* Begin DATA SHOWN *

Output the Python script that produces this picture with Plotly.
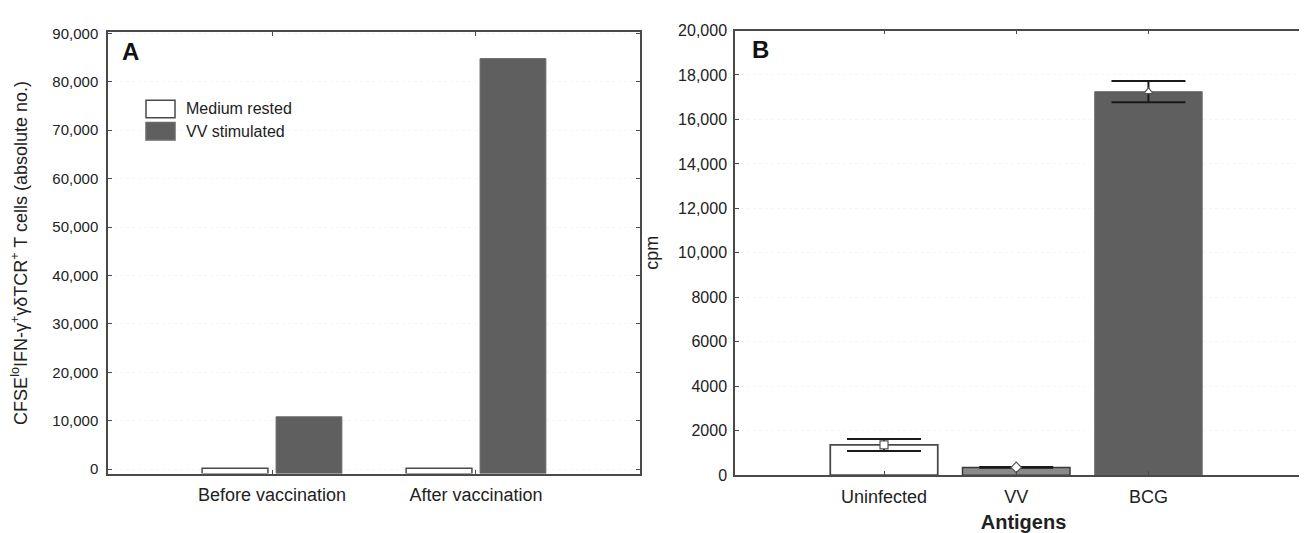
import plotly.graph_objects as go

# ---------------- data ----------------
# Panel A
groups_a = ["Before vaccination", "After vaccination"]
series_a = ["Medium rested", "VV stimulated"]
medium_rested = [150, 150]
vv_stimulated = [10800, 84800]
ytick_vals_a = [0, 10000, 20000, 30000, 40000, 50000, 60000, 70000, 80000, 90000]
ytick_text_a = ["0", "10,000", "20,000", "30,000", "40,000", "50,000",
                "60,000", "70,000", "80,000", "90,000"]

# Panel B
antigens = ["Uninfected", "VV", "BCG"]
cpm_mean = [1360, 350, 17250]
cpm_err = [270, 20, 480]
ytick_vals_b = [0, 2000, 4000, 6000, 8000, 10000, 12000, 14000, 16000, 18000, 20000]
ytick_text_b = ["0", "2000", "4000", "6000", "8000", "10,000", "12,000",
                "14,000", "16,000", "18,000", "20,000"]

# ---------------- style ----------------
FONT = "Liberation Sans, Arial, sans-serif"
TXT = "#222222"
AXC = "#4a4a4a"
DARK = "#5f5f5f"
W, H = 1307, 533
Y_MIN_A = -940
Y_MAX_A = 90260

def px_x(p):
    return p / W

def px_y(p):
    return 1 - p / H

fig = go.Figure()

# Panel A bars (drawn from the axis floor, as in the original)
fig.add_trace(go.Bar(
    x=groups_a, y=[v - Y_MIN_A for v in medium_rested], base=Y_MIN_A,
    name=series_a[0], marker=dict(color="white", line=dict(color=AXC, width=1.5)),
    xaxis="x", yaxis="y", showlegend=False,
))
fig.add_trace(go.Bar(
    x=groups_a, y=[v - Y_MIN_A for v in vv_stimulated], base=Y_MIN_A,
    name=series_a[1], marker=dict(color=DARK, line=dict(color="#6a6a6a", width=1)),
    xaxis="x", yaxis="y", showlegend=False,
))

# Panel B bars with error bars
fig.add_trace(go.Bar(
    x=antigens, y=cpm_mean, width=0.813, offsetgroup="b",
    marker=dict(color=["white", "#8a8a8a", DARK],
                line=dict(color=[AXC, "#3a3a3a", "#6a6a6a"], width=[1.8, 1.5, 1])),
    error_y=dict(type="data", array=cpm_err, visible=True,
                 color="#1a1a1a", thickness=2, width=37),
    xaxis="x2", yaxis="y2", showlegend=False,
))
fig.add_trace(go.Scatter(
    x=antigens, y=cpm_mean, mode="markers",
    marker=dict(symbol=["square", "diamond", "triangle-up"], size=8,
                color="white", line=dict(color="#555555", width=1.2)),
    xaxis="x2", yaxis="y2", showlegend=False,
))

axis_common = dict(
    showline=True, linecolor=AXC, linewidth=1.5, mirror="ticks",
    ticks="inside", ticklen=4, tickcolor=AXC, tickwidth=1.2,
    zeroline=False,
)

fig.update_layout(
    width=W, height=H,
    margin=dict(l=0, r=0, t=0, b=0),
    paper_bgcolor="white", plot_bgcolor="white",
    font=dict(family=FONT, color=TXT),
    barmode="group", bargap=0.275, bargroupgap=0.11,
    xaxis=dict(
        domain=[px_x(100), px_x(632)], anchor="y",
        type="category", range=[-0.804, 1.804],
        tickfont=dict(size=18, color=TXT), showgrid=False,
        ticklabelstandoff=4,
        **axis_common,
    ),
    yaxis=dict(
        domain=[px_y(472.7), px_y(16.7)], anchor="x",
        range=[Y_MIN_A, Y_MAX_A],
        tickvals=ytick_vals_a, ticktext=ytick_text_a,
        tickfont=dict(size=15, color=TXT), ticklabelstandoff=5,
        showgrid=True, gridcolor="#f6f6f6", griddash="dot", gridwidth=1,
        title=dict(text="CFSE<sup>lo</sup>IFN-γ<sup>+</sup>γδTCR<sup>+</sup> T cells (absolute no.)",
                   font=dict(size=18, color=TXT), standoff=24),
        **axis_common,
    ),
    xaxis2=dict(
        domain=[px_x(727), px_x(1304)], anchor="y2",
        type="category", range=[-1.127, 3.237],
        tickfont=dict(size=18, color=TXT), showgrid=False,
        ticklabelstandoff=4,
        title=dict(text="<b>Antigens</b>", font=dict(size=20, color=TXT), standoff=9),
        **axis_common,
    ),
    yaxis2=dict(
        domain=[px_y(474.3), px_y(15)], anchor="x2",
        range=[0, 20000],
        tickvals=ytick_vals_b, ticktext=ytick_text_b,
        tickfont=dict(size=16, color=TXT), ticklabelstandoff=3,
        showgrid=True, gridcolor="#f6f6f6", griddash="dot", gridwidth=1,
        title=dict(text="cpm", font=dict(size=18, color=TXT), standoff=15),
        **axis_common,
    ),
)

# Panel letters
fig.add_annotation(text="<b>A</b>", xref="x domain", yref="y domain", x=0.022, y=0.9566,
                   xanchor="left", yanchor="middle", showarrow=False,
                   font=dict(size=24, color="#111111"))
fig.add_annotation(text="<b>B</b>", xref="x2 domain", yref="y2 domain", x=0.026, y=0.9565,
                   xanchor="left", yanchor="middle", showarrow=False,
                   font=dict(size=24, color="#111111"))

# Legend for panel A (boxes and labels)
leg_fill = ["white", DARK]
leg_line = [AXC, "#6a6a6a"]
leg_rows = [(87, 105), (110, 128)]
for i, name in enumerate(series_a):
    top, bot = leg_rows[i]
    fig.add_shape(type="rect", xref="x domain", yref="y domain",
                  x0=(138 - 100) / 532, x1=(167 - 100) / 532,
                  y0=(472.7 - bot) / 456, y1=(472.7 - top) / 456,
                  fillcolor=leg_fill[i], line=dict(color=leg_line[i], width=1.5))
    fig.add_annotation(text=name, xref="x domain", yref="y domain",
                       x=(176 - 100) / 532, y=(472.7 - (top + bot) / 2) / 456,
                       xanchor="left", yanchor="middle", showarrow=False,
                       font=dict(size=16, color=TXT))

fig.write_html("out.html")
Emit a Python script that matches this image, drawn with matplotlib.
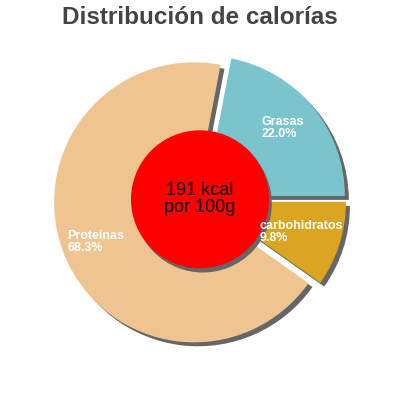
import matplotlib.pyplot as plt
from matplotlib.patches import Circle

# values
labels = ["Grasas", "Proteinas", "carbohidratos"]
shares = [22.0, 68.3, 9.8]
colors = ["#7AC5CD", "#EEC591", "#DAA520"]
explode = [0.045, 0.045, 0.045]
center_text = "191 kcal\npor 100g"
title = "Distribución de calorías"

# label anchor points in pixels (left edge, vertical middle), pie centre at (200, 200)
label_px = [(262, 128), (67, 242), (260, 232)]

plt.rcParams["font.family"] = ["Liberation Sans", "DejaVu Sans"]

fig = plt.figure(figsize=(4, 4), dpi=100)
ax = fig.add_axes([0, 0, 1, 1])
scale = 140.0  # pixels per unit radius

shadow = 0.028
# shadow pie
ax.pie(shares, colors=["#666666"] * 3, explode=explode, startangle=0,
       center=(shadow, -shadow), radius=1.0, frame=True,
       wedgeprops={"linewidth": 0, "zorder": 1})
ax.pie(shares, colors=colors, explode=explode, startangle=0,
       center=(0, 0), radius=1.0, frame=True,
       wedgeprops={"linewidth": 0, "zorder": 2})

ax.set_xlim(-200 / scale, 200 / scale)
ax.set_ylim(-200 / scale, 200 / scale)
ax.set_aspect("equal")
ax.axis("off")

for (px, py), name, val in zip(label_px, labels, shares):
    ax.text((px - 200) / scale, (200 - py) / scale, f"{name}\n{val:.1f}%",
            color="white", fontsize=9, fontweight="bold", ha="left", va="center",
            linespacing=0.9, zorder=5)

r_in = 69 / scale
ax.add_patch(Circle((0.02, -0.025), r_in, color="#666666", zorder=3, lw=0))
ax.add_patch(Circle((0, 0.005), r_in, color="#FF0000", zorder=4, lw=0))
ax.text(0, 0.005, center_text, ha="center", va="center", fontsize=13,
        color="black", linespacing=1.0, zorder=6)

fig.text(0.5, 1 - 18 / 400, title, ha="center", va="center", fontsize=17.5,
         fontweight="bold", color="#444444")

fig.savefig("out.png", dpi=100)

* End DATA SHOWN *

In the records above, find the line containing "import plotly.graph_objects as go" and output every line from the first through that one, exactly, omitting pictures.

Output the Python script that produces this picture with Plotly.
import plotly.graph_objects as go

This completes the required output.